By contrast, Hockey East never has produced a women’s national champion. Overall in the NCAA tournament, the WCHA is 19-1 against Hockey East, and  has advanced three teams to this year’s Frozen Four.

“There’s no question their top four teams are very, very good,” says Northeastern coach Dave Flint of Minnesota Duluth, Minnesota (six national titles), No. 2 Wisconsin (five, including the most recent NCAA championship in 2019), and No. 3 Ohio State. “Well, guess what, they haven’t played Northeastern yet. Hopefully it will be 19-2.”

Should the Huskies advance to the championship final, Wisconsin or Ohio State will be waiting for them.

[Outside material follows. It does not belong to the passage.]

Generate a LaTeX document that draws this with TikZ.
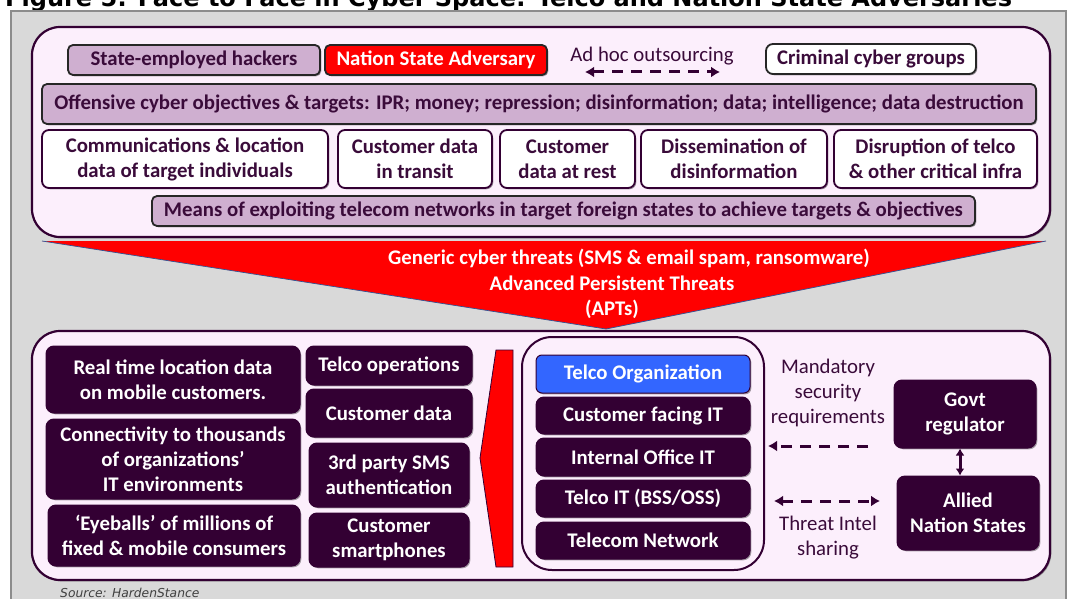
\documentclass[tikz,border=0pt]{standalone}
\usepackage{fontspec}
\setmainfont{Carlito}
\newfontfamily\verdanalike{DejaVu Sans}
\usetikzlibrary{shadows,arrows.meta}

\definecolor{bggray}{HTML}{D9D9D9}
\definecolor{framegray}{HTML}{8C8C8C}
\definecolor{panelfill}{HTML}{FCEFFC}
\definecolor{plum}{HTML}{330033}
\definecolor{plumtext}{HTML}{3A0B3A}
\definecolor{lilac}{HTML}{CFAFD0}
\definecolor{telcoblue}{HTML}{3366FF}
\definecolor{edgeblue}{HTML}{2F5597}

\newcommand\bxfont{\fontsize{20.8}{25}\selectfont\bfseries}
\newcommand\rgfont{\fontsize{20.8}{25}\selectfont}

\tikzset{
  softshadow/.style={drop shadow={shadow xshift=1.3pt, shadow yshift=-1.3pt, opacity=0.35, fill=black}},
  basebox/.style={align=center, inner sep=0pt, line width=1.8pt, font=\bxfont, softshadow},
  lilacbox/.style={basebox, rounded corners=5pt, fill=lilac, draw=black!85, text=plumtext},
  redbox/.style={basebox, rounded corners=5pt, fill=red, draw=black!85, text=white},
  whitebox/.style={basebox, rounded corners=7pt, fill=white, draw=plum, text=plumtext},
  darkbox/.style={basebox, rounded corners=8pt, fill=plum, draw=plum, text=white, line width=1pt},
  bluebox/.style={basebox, rounded corners=6pt, fill=telcoblue, draw=plum, text=white, line width=1pt},
  panel/.style={rounded corners=28pt, fill=panelfill, draw=plum, line width=2.2pt, inner sep=0pt, softshadow},
  lbl/.style={font=\rgfont, text=plumtext, align=center, inner sep=0pt},
  dashlink/.style={plum, line width=3pt, dash pattern=on 11pt off 8pt},
  dtip/.tip={Latex[length=9pt,width=11pt]},
  stip/.tip={Latex[length=7pt,width=9pt]}
}

\begin{document}
\begin{tikzpicture}[x=1pt,y=-1pt]
\useasboundingbox (0,0) rectangle (1070,599);
\clip (0,0) rectangle (1070,599);

% caption line above the frame
\node[anchor=base west, inner sep=0pt, font=\verdanalike\bfseries\fontsize{24}{28}\selectfont] (title) at (5,7)
  {Figure 5: Face to Face in Cyber Space: Telco and Nation State Adversaries};

% grey frame
\fill[bggray] (11,11) rectangle (1066,620);
\draw[framegray, line width=2pt] (11,620) -- (11,11) -- (1066,11) -- (1066,620);

% ---------------- adversary panel ----------------
\node[panel, minimum width=1018pt, minimum height=210pt] (adv) at (541,132) {};

\node[lilacbox, minimum width=252pt, minimum height=30pt] (hackers) at (194,60) {State-employed hackers};
\node[redbox, minimum width=222pt, minimum height=30pt] (nsa) at (436,60) {Nation State Adversary};
\node[lbl] (adhoc) at (652,56) {Ad hoc outsourcing};
\coordinate (adhocL) at (585,72);
\coordinate (adhocR) at (720,72);
\draw[dashlink, dtip-dtip] (adhocL) -- (adhocR);
\node[whitebox, draw=black!85, minimum width=210pt, minimum height=30pt] (crim) at (871,59) {Criminal cyber groups};

\node[lilacbox, minimum width=994pt, minimum height=40pt] (obj) at (539,104)
  {Offensive cyber objectives \& targets: IPR; money; repression; disinformation; data; intelligence; data destruction};

\node[whitebox, minimum width=286pt, minimum height=58pt] (comm) at (185,159) {Communications \& location\\data of target individuals};
\node[whitebox, minimum width=154pt, minimum height=58pt] (transit) at (415,159) {Customer data\\in transit};
\node[whitebox, minimum width=135pt, minimum height=58pt] (rest) at (567.5,159) {Customer\\data at rest};
\node[whitebox, minimum width=186pt, minimum height=58pt] (dissem) at (734,159) {Dissemination of\\disinformation};
\node[whitebox, minimum width=203pt, minimum height=58pt] (disrupt) at (935.5,159) {Disruption of telco\\\& other critical infra};

\node[lilacbox, minimum width=823pt, minimum height=30pt] (means) at (563.5,211)
  {Means of exploiting telecom networks in target foreign states to achieve targets \& objectives};

% ---------------- telco panel ----------------
\node[panel, minimum width=1018pt, minimum height=249pt] (def) at (541,455.5) {};

% threat wedge between the panels
\fill[red] (42,241) -- (1046,241) -- (606,329) -- cycle;
\draw[edgeblue, line width=0.7pt] (42,241) -- (606,329) -- (1046,241);
\node[align=center, inner sep=0pt, text=white, font=\bfseries\fontsize{20.8}{25.5}\selectfont] (threats) at (612,284)
  {\hspace*{34pt}Generic cyber threats (SMS \& email spam, ransomware)\\Advanced Persistent Threats\\(APTs)};

% assets at stake
\node[darkbox, minimum width=254pt, minimum height=67pt] (loc) at (173,379.5) {Real time location data\\on mobile customers.};
\node[darkbox, minimum width=254pt, minimum height=80pt] (conn) at (173,459) {Connectivity to thousands\\of organizations'\\IT environments};
\node[darkbox, minimum width=252pt, minimum height=61pt] (eye) at (174,535.5) {`Eyeballs' of millions of\\fixed \& mobile consumers};

\node[darkbox, minimum width=166pt, minimum height=39pt] (ops) at (389,365.5) {Telco operations};
\node[darkbox, minimum width=166pt, minimum height=48pt] (cdata) at (389,413) {Customer data};
\node[darkbox, minimum width=160pt, minimum height=64pt] (sms) at (389,475) {3rd party SMS\\authentication};
\node[darkbox, minimum width=160pt, minimum height=54pt] (phones) at (389,540) {Customer\\smartphones};

% left-pointing attack arrow
\fill[red, draw=plum, line width=0.8pt] (496,350) -- (513,350) -- (513,567) -- (496,567) -- (480,458) -- cycle;

% telco organisation stack
\node[rounded corners=30pt, draw=plum, line width=2pt, minimum width=242pt, minimum height=233pt, inner sep=0pt] (telco) at (643,453.5) {};
\node[bluebox, minimum width=214pt, minimum height=38pt] (org) at (643,374) {Telco Organization};
\node[darkbox, minimum width=214pt, minimum height=37pt] (cfit) at (643,415.5) {Customer facing IT};
\node[darkbox, minimum width=214pt, minimum height=38pt] (ioit) at (643,457) {Internal Office IT};
\node[darkbox, minimum width=214pt, minimum height=37pt] (tit) at (643,498.5) {Telco IT (BSS/OSS)};
\node[darkbox, minimum width=214pt, minimum height=37pt] (tnet) at (643,540.5) {Telecom Network};

% regulators and allies
\node[darkbox, minimum width=142pt, minimum height=68pt] (govt) at (965,414) {Govt\\regulator};
\node[darkbox, minimum width=142pt, minimum height=74pt] (allied) at (968,513) {Allied\\Nation States};
\draw[plum, line width=3pt, stip-stip]
  ([xshift=-5pt]govt.south) -- ([xshift=-8pt]allied.north);

\node[lbl] (mand) at (828,393) {Mandatory\\security\\requirements};
\coordinate (mandR) at (868,446);
\coordinate (mandL) at (768,446);
\draw[dashlink, -dtip] (mandR) -- (mandL);

\coordinate (shareL) at (774,501);
\coordinate (shareR) at (880,501);
\draw[dashlink, dtip-dtip] (shareL) -- (shareR);
\node[lbl] (share) at (828,538) {Threat Intel\\sharing};

% source line
\node[anchor=base west, inner sep=0pt, text=black!75, font=\verdanalike\itshape\fontsize{12.3}{15}\selectfont] (src) at (60,597) {Source: HardenStance};
\end{tikzpicture}
\end{document}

History aside, the Huskies have reason to be confident. While Northeastern has been outscoring opponents 86-11 to drive a 17-game winning streak, the Bulldogs have been struggling. They ceded the WCHA regular season title to Wisconsin on a 4-3 overtime loss at home to the Badgers, which was followed by a 7-2 conference tournament loss to Ohio State.

The Bulldogs rallied defensively Monday in their NCAA quarterfinal for a 1-0 overtime win against No. 4 Colgate that culminated in a dramatic end-to-end goal by senior defenseman Ashton Bell.

Minnesota Duluth is led in scoring by Anna Klein (11 goals) and Gabbie Hughes (10), with 21 points each this season. Goaltender Emma Soderberg has allowed 1.51 goals per game with a .945 save percentage.  

“It will be probably our toughest test to this point,” Flint says. “They’re fast. I still think we’re faster. So the transition game is going to be key, and the depth of our lineup will be hopefully a factor.”

Minnesota Duluth coach Maura Crowell makes it clear that the Bulldogs’ experiences in the WCHA have prepared them for Northeastern.

“They’ve had a great season and it will be a great game,” Crowell says of the Huskies. “I think our style of play is going to be something that they’re not used to. We’re fast, we bring a different brand in our toughness and our defensive structure. So I expect it to be a well-matched game.”

Crowell, a Massachusetts native who coached at Harvard and the University of Massachusetts-Boston, says her decades of experience in Boston hockey will help her team against the Huskies. 

“I’ve watched a lot of Beanpots and I’m familiar with the history of the Northeastern program and what Dave Flint has done there during his tenure,” says Crowell, who as coach of the U.S. under-18 team won a women’s world championship in 2020. “I’m pretty familiar with the style of play in Hockey East and what they’re going to look to do. I certainly think it’s an advantage.”

The Huskies, who have been building to this championship opportunity for the past four years, were “excited but not too excited” on the eve of the semifinal, says Flint. “They don’t let the highs get too high or the lows get too low. They’re a pretty even-keeled group, and they’re just trying to stay focused.”

That focus put Frankel in the position of not fully celebrating the Women’s College Hockey Goalie of the Year Award, which was announced Wednesday.

“I’m focusing on our opponent and the game, getting ready for that,” Frankel says. “I’m just so excited for the success our team can have. There’s a lot we can do and we have all the right pieces together to have some team success. Awards are great, but what we’re all most excited for is the Frozen Four berth and hopefully a chance at a national championship.”